St. Albans Messenger, June 24, 2017
PSB requires system-wide impact analysis
By TOM BENTON
Messenger Staff Writer
SWANTON — The Public Service Board will not set any further dates for its regulatory review of Swanton Wind until the project developers file, “at a minimum,” a complete System Impact Study.
The board announced its decision in an order issued Thursday, responding to proposals to reschedule the board’s review process, which has bloated beyond the original timeline determined in October 2016.
The board’s decision concurs with assertions the Department of Public Service (DPS) made in a June 2 filing. The DPS asserted that Swanton Wind’s application for a “Certificate of Public Good,” essentially a permit to begin the construction process, does not contain necessary information regarding system stability and reliability and the project’s impact on Vermont utilities and customers.
Public Service Board members James Volz and Margaret Cheney at a May scheduling conference for Swanton Wind.
The DPS also asserted that Swanton Wind’s prefiled testimony on the need for the project had become irrelevant, since the Public Service Board dismissed the project’s petition for a power purchase agreement in a separate board docket closed months after the filing of Swanton Wind’s application.
The board concurred with both DPS assertions.
“While the Board in the past has made affirmative findings under these two criteria conditioned upon the completion of and compliance with a final [System Impact Study], the unique circumstances of this case compel us to conclude that the complete and final [System Impact Study] must be part of the evidentiary record prior to the technical hearings.”

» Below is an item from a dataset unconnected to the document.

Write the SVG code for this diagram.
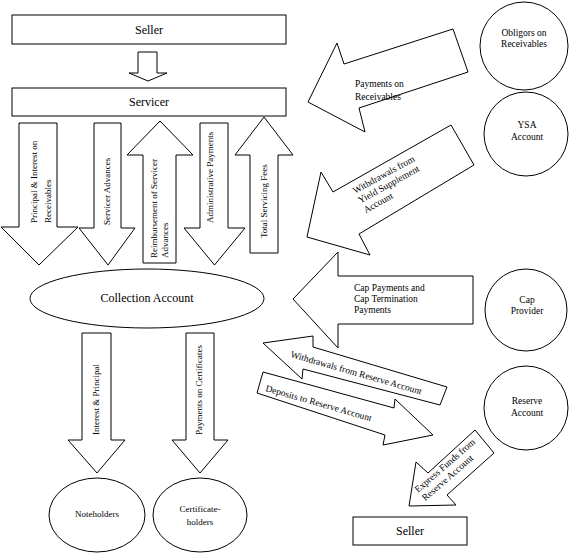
<svg xmlns="http://www.w3.org/2000/svg" width="570" height="554" viewBox="0 0 570 554">
<style>
.s{fill:#fff;stroke:#000;stroke-width:1}
text{font-family:'Liberation Serif','Times New Roman',serif;fill:#000}
.big{font-size:12px}
.sm{font-size:9.5px}
.vt{font-size:9px}
.c{text-anchor:middle}
</style>
<rect width="570" height="554" fill="#fff"/>
<g id="connectors">
  <polygon class="s" points="138,52 157,52 157,73 167,73 148,81 129,73 138,73"/>
  <polygon class="s" points="19,123 57,123 57,227 78,227 39,265 1,227 19,227"/>
  <polygon class="s" points="94,123 121,123 121,228 135,228 108,265 79,228 94,228"/>
  <polygon class="s" points="160,121 193,155 176,155 176,263 143,263 143,155 127,155"/>
  <polygon class="s" points="200,123 228,123 228,228 245,228 214.5,265 184,228 200,228"/>
  <polygon class="s" points="264,117 293,155 278,155 278,253 250,253 250,155 235,155"/>
  <polygon class="s" points="82,333 111,333 111,440 125,440 97,473 68,440 82,440"/>
  <polygon class="s" points="186,333 214,333 214,440 228,440 200,473 172,440 186,440"/>
  <polygon class="s" points="308,102 337,43 344,64 453,29 468,72 359,108 365,132"/>
  <polygon class="s" points="307,237 321,172 333,192 451,125 474,165 359,234 370,255"/>
  <polygon class="s" points="293,299 338,252 338,276 473,276 473,324 338,324 338,348"/>
  <polygon class="s" points="263,343 313,336 313,347 447,387 440,405 303,369 302,379"/>
  <polygon class="s" points="263,372 394,408 395,399 433,435 383,445 385,435 257,393"/>
  <polygon class="s" points="409,506 416,462 428,473 475,430 494,453 447,495 456,505"/>

  <text class="vt" transform="translate(37,223) rotate(-90)">Principal &amp; Interest on<tspan x="0" dy="14">Receivables</tspan></text>
  <text class="vt" transform="translate(110,225) rotate(-90)">Servicer Advances</text>
  <text class="vt" transform="translate(157,258) rotate(-90)">Reimbursement of Servicer<tspan x="0" dy="10.5">Advances</tspan></text>
  <text class="vt" transform="translate(213,223) rotate(-90)">Administrative Payments</text>
  <text class="vt" transform="translate(267,238) rotate(-90)">Total Servicing Fees</text>
  <text class="vt" transform="translate(99,435) rotate(-90)">Interest &amp; Principal</text>
  <text class="vt" transform="translate(202,435) rotate(-90)">Payments on Certificates</text>

  <text class="sm" x="355" y="87">Payments on<tspan x="355" dy="13">Receivables</tspan></text>
  <text class="sm" transform="translate(355,194) rotate(-29)">Withdrawals from<tspan x="0" dy="11">Yield Supplement</tspan><tspan x="0" dy="11">Account</tspan></text>
  <text class="sm" x="354" y="291">Cap Payments and<tspan x="354" dy="11">Cap Termination</tspan><tspan x="354" dy="11">Payments</tspan></text>
  <text class="sm" transform="translate(290,357) rotate(16)">Withdrawals from Reserve Account</text>
  <text class="sm" transform="translate(265,391) rotate(16)">Deposits to Reserve Account</text>
  <text class="sm" transform="translate(418,493) rotate(-41)">Express Funds from<tspan x="0" dy="11">Reserve Account</tspan></text>
</g>
<g id="seller">
  <rect class="s" x="12" y="15" width="274" height="29"/>
  <text class="big c" x="149" y="34">Seller</text>
</g>
<g id="servicer">
  <rect class="s" x="12" y="88" width="274" height="28"/>
  <text class="big c" x="149" y="106">Servicer</text>
</g>
<g id="collection-account">
  <ellipse class="s" cx="147" cy="298.5" rx="117" ry="29.5"/>
  <text class="big c" x="147" y="302">Collection Account</text>
</g>
<g id="noteholders">
  <ellipse class="s" cx="97" cy="515" rx="48" ry="37"/>
  <text class="vt c" x="97" y="517">Noteholders</text>
</g>
<g id="certificateholders">
  <ellipse class="s" cx="200" cy="515" rx="47" ry="37"/>
  <text class="vt c" x="200" y="512">Certificate-<tspan x="200" dy="13">holders</tspan></text>
</g>
<g id="obligors">
  <circle class="s" cx="524" cy="46" r="44"/>
  <text class="sm c" x="524" y="36">Obligors on<tspan x="524" dy="11">Receivables</tspan></text>
</g>
<g id="ysa-account">
  <circle class="s" cx="526" cy="134" r="42"/>
  <text class="sm c" x="527" y="128">YSA<tspan x="527" dy="12">Account</tspan></text>
</g>
<g id="cap-provider">
  <circle class="s" cx="526" cy="310" r="41"/>
  <text class="sm c" x="527" y="303">Cap<tspan x="527" dy="11">Provider</tspan></text>
</g>
<g id="reserve-account">
  <circle class="s" cx="526" cy="408" r="42"/>
  <text class="sm c" x="527" y="404">Reserve<tspan x="527" dy="12">Account</tspan></text>
</g>
<g id="seller-2">
  <rect class="s" x="353" y="517" width="114" height="28"/>
  <text class="big c" x="410" y="535">Seller</text>
</g>
</svg>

A System Impact Study (SIS) is just that — a study of a proposed power project’s affect on the system with which it would be interconnected.
“The region of Vermont where this project is proposed to be located experiences transmission capacity issues that can lead to curtailment of existing generation facilities, a situation that could be influenced by the proposed project,” according to the board.
Under these circumstances, the board wrote, “we decline to establish a complete schedule until the complete and final SIS is filed.”
The board did not set a deadline for Swanton Wind to due so, beyond saying that the SIS must be filed “within a reasonable time.” Preparing the SIS is at least partially out of the project developers’ hands, the board wrote. However, Swanton Wind must file a status report on the SIS within the next two weeks, including the expected completion and filing dates of the study.
The board also ordered Swanton Wind to file updates on the study’s progress every 30 days after that initial report, including “any decision by Swanton Wind to suspend or abandon its pursuit of a complete and final SIS.”
The DPS’s filing raised significant questions about the need for the project, the Public Service Board wrote.
“We remind Swanton Wind that the initial burden of production and the ultimate burden of persuasion are its responsibilities to meet if it is to receive a certificate of public good in this matter,” the board wrote.
“If and when Swanton Wind submits the final and complete SIS, the Board will request any further input from the parties regarding moving this proceeding forward.”